Dataset content ▸
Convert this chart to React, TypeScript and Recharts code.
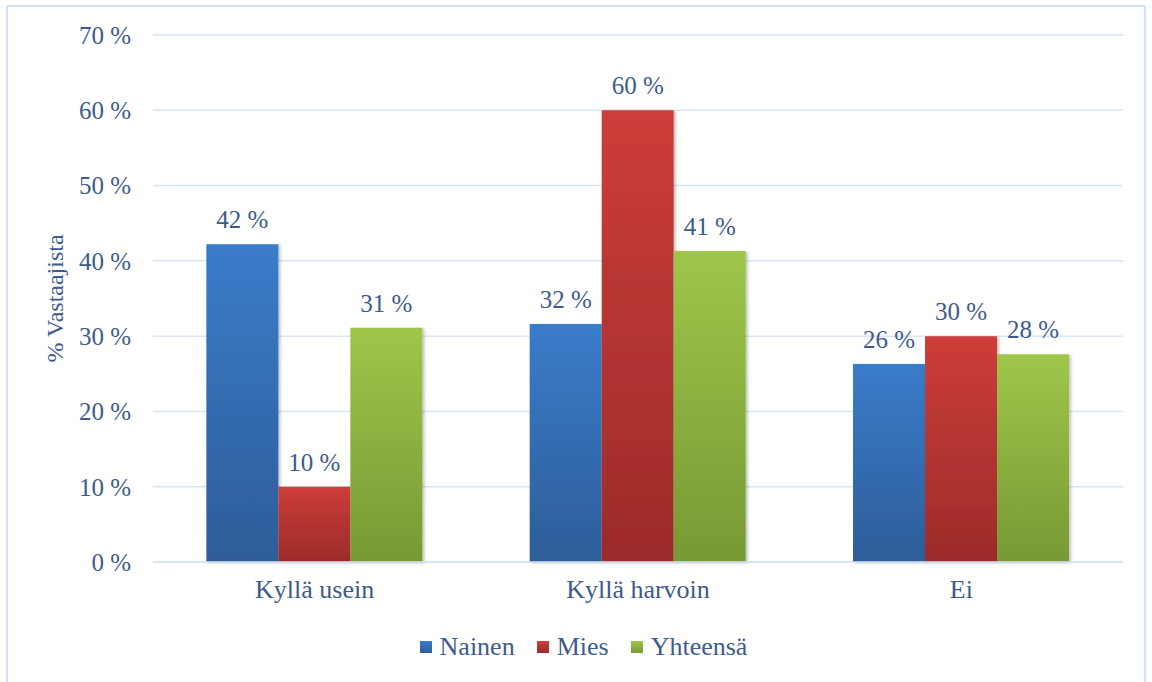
import React from 'react';
import { BarChart, Bar, XAxis, YAxis, CartesianGrid, Legend, LabelList, Label } from 'recharts';

const categories = ['Kyllä usein', 'Kyllä harvoin', 'Ei'];
const nainen = [42.2, 31.6, 26.3];
const mies = [10.0, 60.0, 30.0];
const yhteensa = [31.1, 41.3, 27.6];
const yTicks = [0, 10, 20, 30, 40, 50, 60, 70];

const seriesInfo = [
  { key: 'Nainen', name: 'Nainen', grad: 'gBlue', top: '#3a7cca', bottom: '#2d5d98' },
  { key: 'Mies', name: 'Mies', grad: 'gRed', top: '#cd3d3a', bottom: '#9b2b29' },
  { key: 'Yhteensa', name: 'Yhteensä', grad: 'gGreen', top: '#9fc64a', bottom: '#779934' },
];

const data = categories.map((c, i) => ({
  name: c,
  Nainen: nainen[i],
  Mies: mies[i],
  Yhteensa: yhteensa[i],
}));

const FONT = 'Liberation Serif, Times New Roman, DejaVu Serif, serif';
const TEXT = '#3d5b8c';
const GRID = '#d9e5f4';

const renderLegend = () => (
  <div style={{ display: 'flex', justifyContent: 'center', alignItems: 'center', fontFamily: FONT, fontSize: 26, color: TEXT, paddingLeft: 66 }}>
    {seriesInfo.map((s) => (
      <div key={s.key} style={{ display: 'flex', alignItems: 'center', marginRight: 22 }}>
        <div style={{ width: 12, height: 12, background: `linear-gradient(${s.top}, ${s.bottom})`, marginRight: 8 }} />
        <span>{s.name}</span>
      </div>
    ))}
  </div>
);

export default function App() {
  return (
    <div style={{ position: 'absolute', left: 0, top: 0, width: 1152, height: 682, background: '#fff', overflow: 'hidden', fontFamily: FONT }}>
      <div style={{ position: 'absolute', left: 6, top: 5, width: 1140, height: 700, border: '2px solid #d3e1f1', boxSizing: 'border-box' }} />
      <BarChart
        width={1152}
        height={682}
        data={data}
        margin={{ top: 35, right: 29, left: 0, bottom: 10 }}
        barCategoryGap="16.5%"
        barGap={0}
        style={{ fontFamily: FONT }}
      >
        <defs>
          {seriesInfo.map((s) => (
            <linearGradient key={s.grad} id={s.grad} x1="0" y1="0" x2="0" y2="1">
              <stop offset="0%" stopColor={s.top} />
              <stop offset="100%" stopColor={s.bottom} />
            </linearGradient>
          ))}
          <filter id="shadow" x="-10%" y="-10%" width="130%" height="120%">
            <feDropShadow dx="2" dy="1" stdDeviation="1.5" floodColor="#000" floodOpacity="0.25" />
          </filter>
        </defs>
        <CartesianGrid vertical={false} stroke={GRID} strokeWidth={1.5} />
        <XAxis
          dataKey="name"
          height={70}
          tickLine={false}
          axisLine={{ stroke: GRID, strokeWidth: 1.5 }}
          tickMargin={12}
          tick={{ fill: TEXT, fontSize: 26, fontFamily: FONT }}
        />
        <YAxis
          width={153}
          domain={[0, 70]}
          ticks={yTicks}
          interval={0}
          tickLine={false}
          axisLine={false}
          tickSize={0}
          tickMargin={22}
          tickFormatter={(v: number) => `${v} %`}
          tick={{ fill: TEXT, fontSize: 25, fontFamily: FONT }}
        >
          <Label value="% Vastaajista" angle={-90} position="center" dx={-22} style={{ fill: TEXT, fontSize: 24, fontFamily: FONT }} />
        </YAxis>
        <Legend verticalAlign="bottom" height={40} content={renderLegend} />
        {seriesInfo.map((s) => (
          <Bar key={s.key} dataKey={s.key} name={s.name} fill={`url(#${s.grad})`} isAnimationActive={false} style={{ filter: 'url(#shadow)' }}>
            <LabelList
              dataKey={s.key}
              position="top"
              offset={16}
              formatter={(v: number) => `${Math.round(v)} %`}
              style={{ fill: TEXT, fontSize: 25, fontFamily: FONT }}
            />
          </Bar>
        ))}
      </BarChart>
    </div>
  );
}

Direction ▸ Please reproduce the listing exactly from its opening line through the line that contains "const yTicks = [0, 10, 20, 30, 40, 50, 60, 70];", both included, with all pictures omitted.

Answer to this problem ▸
Convert this chart to React, TypeScript and Recharts code.
import React from 'react';
import { BarChart, Bar, XAxis, YAxis, CartesianGrid, Legend, LabelList, Label } from 'recharts';

const categories = ['Kyllä usein', 'Kyllä harvoin', 'Ei'];
const nainen = [42.2, 31.6, 26.3];
const mies = [10.0, 60.0, 30.0];
const yhteensa = [31.1, 41.3, 27.6];
const yTicks = [0, 10, 20, 30, 40, 50, 60, 70];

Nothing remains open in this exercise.